*Information provided:*
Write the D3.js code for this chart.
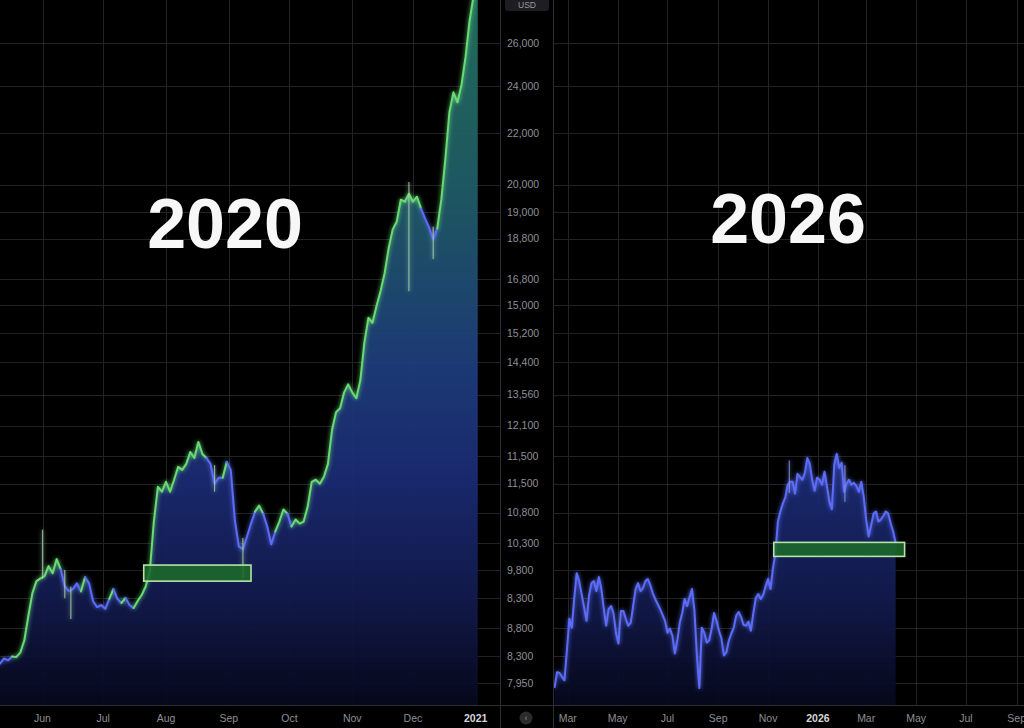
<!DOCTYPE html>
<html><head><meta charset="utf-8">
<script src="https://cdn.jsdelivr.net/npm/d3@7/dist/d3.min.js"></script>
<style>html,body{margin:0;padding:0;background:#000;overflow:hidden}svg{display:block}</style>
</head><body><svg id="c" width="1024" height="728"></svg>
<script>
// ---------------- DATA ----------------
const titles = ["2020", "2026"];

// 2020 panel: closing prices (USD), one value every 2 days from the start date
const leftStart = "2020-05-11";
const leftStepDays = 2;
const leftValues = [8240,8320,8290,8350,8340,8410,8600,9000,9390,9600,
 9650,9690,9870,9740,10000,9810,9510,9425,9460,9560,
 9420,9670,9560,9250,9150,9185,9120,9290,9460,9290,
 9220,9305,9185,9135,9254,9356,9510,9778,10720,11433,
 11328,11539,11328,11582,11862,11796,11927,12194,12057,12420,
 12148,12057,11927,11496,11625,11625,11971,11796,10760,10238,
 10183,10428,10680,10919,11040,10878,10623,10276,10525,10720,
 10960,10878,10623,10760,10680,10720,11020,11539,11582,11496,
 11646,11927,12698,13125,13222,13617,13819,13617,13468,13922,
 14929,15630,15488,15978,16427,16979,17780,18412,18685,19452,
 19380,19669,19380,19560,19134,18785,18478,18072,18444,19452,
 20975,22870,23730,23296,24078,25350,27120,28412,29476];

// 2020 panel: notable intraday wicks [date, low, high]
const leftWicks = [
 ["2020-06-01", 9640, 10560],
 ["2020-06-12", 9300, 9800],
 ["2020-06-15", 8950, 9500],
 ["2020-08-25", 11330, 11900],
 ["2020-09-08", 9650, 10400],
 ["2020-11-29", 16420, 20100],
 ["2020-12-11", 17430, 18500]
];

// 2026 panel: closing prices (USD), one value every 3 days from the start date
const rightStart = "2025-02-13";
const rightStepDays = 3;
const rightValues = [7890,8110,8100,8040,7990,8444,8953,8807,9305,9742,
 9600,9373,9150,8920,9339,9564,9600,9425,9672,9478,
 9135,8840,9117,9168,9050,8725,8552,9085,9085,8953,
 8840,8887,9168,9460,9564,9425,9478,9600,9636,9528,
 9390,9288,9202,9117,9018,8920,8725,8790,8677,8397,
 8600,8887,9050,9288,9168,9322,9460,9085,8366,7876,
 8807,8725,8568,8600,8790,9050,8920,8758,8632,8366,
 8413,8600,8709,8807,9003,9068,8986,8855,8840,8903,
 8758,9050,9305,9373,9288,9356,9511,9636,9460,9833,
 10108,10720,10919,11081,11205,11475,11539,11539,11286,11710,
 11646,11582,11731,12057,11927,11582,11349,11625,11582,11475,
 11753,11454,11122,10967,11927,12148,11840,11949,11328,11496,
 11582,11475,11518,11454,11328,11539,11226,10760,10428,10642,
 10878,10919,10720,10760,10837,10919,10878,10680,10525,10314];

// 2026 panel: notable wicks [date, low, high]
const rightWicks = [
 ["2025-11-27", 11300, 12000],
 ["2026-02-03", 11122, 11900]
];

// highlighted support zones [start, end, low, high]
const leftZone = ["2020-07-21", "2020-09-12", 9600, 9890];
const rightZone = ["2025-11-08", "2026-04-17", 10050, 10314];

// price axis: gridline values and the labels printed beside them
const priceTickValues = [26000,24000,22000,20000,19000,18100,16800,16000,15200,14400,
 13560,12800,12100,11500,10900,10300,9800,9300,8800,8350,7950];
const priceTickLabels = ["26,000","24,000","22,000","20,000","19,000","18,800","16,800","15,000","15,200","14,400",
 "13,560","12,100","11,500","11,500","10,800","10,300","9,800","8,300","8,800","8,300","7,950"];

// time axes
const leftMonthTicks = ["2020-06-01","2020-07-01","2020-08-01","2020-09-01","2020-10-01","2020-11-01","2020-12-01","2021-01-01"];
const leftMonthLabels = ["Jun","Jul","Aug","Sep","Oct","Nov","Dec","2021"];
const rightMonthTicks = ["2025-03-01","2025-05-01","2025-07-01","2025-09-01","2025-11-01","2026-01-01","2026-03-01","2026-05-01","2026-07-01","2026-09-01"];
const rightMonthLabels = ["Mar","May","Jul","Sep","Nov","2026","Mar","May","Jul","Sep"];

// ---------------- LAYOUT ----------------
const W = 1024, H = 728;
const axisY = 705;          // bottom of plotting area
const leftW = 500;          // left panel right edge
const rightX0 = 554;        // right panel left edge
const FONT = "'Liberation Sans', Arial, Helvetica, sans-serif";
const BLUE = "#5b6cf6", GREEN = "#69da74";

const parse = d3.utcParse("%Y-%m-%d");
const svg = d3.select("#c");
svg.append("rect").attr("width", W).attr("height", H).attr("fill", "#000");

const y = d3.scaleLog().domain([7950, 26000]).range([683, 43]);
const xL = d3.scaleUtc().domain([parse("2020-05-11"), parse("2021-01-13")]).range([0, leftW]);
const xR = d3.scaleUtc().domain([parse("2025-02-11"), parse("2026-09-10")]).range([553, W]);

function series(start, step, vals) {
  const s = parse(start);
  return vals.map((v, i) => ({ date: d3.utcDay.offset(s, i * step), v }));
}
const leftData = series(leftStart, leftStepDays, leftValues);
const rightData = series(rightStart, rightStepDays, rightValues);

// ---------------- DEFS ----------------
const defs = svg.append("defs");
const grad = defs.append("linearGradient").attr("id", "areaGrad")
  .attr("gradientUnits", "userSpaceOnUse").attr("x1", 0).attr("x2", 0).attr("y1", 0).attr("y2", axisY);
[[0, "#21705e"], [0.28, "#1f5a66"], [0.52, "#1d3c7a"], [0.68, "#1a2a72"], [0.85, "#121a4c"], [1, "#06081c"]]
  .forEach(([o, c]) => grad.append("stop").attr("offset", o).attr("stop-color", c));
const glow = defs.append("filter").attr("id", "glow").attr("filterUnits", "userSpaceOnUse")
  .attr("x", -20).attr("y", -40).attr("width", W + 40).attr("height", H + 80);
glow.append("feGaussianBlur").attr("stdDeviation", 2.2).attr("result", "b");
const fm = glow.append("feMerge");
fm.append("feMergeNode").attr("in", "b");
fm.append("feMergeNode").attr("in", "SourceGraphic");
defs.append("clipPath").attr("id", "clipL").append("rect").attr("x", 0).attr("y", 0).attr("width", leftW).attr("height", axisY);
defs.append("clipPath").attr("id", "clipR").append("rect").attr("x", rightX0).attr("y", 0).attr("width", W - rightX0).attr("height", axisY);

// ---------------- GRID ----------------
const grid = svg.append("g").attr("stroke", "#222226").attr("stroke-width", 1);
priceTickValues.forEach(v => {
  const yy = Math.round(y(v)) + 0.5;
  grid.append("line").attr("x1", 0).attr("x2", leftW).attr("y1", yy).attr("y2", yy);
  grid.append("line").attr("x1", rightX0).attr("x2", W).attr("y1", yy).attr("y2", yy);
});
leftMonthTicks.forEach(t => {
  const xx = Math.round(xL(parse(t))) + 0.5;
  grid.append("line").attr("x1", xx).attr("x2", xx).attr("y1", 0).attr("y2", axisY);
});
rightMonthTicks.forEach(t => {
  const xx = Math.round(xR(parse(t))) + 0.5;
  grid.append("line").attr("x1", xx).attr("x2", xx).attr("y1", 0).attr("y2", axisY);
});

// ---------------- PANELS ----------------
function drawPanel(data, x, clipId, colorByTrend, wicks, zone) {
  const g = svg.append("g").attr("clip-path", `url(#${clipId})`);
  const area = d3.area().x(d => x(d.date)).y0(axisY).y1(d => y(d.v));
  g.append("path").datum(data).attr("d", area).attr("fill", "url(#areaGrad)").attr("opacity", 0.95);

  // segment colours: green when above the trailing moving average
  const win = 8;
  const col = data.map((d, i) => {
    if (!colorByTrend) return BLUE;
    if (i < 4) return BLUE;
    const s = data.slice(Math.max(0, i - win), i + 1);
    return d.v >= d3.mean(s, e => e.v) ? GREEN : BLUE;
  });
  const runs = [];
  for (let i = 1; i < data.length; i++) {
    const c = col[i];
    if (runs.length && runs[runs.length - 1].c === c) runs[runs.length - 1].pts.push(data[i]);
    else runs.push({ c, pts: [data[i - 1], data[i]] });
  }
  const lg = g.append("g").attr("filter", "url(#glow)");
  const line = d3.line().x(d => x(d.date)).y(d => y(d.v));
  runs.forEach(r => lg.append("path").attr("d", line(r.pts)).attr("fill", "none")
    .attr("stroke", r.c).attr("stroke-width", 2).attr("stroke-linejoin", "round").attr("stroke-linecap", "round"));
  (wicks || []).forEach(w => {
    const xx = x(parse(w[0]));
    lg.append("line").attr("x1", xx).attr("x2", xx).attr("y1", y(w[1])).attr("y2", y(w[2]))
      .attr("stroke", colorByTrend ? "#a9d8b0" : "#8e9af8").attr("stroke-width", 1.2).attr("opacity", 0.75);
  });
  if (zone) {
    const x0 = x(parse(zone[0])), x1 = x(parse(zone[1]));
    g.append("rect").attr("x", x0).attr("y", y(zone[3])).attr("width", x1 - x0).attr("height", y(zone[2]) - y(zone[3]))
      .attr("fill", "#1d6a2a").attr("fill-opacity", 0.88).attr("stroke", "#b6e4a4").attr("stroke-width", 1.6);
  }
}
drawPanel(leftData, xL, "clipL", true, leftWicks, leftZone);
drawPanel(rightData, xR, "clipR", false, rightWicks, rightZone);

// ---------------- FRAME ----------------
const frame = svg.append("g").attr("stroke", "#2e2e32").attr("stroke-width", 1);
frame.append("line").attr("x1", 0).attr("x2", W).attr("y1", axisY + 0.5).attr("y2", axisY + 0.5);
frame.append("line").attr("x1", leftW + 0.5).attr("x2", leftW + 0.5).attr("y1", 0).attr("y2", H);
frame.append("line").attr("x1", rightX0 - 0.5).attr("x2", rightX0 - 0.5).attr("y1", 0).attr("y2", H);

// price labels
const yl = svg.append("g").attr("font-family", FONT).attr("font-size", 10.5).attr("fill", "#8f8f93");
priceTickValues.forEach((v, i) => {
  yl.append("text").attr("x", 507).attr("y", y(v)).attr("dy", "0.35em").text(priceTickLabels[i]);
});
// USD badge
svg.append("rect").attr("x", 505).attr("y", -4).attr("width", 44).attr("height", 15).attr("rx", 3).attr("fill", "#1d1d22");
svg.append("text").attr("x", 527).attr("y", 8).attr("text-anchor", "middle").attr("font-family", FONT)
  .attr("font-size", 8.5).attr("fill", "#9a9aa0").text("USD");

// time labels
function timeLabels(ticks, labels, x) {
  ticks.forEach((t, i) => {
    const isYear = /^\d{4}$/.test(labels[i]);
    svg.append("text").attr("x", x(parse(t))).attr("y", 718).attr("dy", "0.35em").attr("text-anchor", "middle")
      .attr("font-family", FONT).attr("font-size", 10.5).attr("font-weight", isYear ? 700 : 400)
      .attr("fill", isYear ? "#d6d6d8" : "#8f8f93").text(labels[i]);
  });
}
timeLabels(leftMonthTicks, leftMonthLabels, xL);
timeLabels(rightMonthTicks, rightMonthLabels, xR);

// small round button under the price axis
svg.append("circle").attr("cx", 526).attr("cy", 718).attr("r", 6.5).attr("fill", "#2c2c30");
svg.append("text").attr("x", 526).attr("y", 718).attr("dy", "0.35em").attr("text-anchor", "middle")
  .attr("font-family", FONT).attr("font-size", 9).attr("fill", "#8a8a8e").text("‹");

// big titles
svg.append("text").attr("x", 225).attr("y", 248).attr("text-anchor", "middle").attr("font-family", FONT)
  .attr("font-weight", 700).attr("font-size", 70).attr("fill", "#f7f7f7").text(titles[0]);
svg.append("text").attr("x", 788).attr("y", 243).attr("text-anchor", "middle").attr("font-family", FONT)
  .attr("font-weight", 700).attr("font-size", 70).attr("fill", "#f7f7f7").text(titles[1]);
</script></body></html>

*What the task asks:*
Your task is to return the lines above, from the first one up to and including the line containing "20975,22870,23730,23296,24078,25350,27120,28412,29476];", minus any pictures.

*Solution to this problem:*
Write the D3.js code for this chart.
<!DOCTYPE html>
<html><head><meta charset="utf-8">
<script src="https://cdn.jsdelivr.net/npm/d3@7/dist/d3.min.js"></script>
<style>html,body{margin:0;padding:0;background:#000;overflow:hidden}svg{display:block}</style>
</head><body><svg id="c" width="1024" height="728"></svg>
<script>
// ---------------- DATA ----------------
const titles = ["2020", "2026"];

// 2020 panel: closing prices (USD), one value every 2 days from the start date
const leftStart = "2020-05-11";
const leftStepDays = 2;
const leftValues = [8240,8320,8290,8350,8340,8410,8600,9000,9390,9600,
 9650,9690,9870,9740,10000,9810,9510,9425,9460,9560,
 9420,9670,9560,9250,9150,9185,9120,9290,9460,9290,
 9220,9305,9185,9135,9254,9356,9510,9778,10720,11433,
 11328,11539,11328,11582,11862,11796,11927,12194,12057,12420,
 12148,12057,11927,11496,11625,11625,11971,11796,10760,10238,
 10183,10428,10680,10919,11040,10878,10623,10276,10525,10720,
 10960,10878,10623,10760,10680,10720,11020,11539,11582,11496,
 11646,11927,12698,13125,13222,13617,13819,13617,13468,13922,
 14929,15630,15488,15978,16427,16979,17780,18412,18685,19452,
 19380,19669,19380,19560,19134,18785,18478,18072,18444,19452,
 20975,22870,23730,23296,24078,25350,27120,28412,29476];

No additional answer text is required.